Reputation: 189
I am confused on how to write the map function, which maps over two lists:
for example:
def map[A,B,C](f: (A, B) => C, lst1: List[A], lst2: List[B]): List[C]
The input would be 2 lists and the output could be a list that adds the integers alternatively
Test example:
assert(map(add, List(1, 2, 3), List(4, 5, 6)) == List(5, 7, 9))
Upvotes: 1
Views: 86
Reputation: 4751
As stated in m-z's answer you can zip the lists, and then map on the list of tuples.

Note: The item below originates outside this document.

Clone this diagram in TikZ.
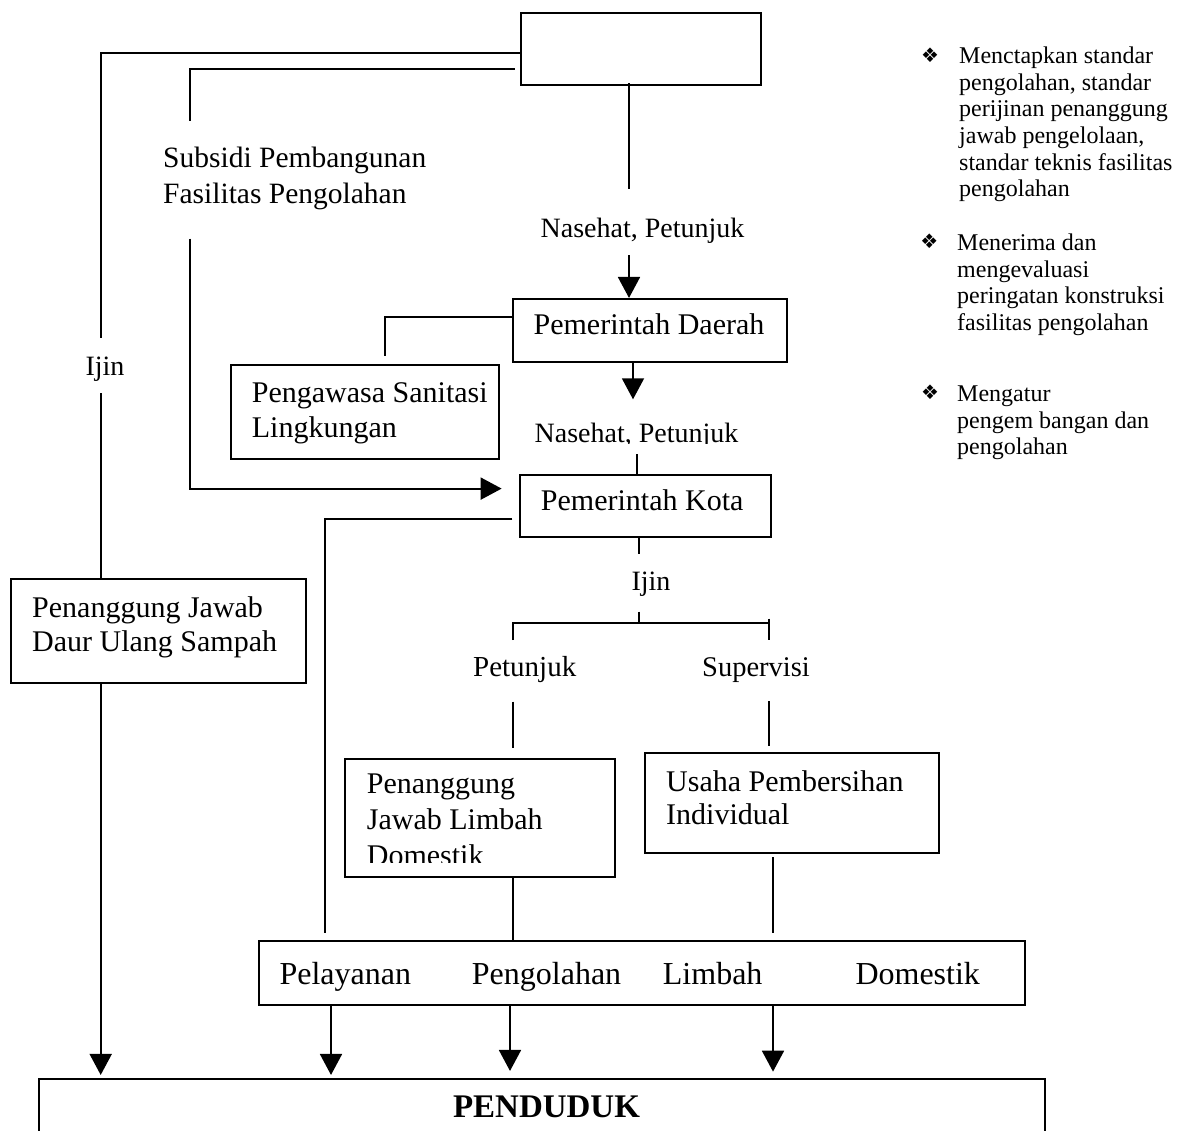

If you want to avoid the use of tupled
, you can do the destructure explicitly:
def map[A,B,C](f: (A, B) => C, lst1: List[A], lst2: List[B]): List[C] = {
val zipped = lst1 zip lst2
zipped.map { case (a,b) => f(a,b) }
}
Upvotes: 1
Reputation: 55569
You could use f.tupled
to convert f
from a function that accepts to arguments (A, B) => C
, to a function that accepts one argument as a tuple ((A, B)) => C
. Then, you can zip
the lists together (make them one list of tuples) and feed them to f
using the traditional map
.
def map[A,B,C](f: (A, B) => C, lst1: List[A], lst2: List[B]): List[C] =
(lst1 zip lst2) map f.tupled
scala> def add(a: Int, b: Int): Int = a + b
add: (a: Int, b: Int)Int
scala> map(add, List(1, 2, 3), List(4, 5, 6))
res20: List[Int] = List(5, 7, 9)
Keep in mind that if the two lists are not the same size, then zip
will truncate the longer list to match the size of the smaller one.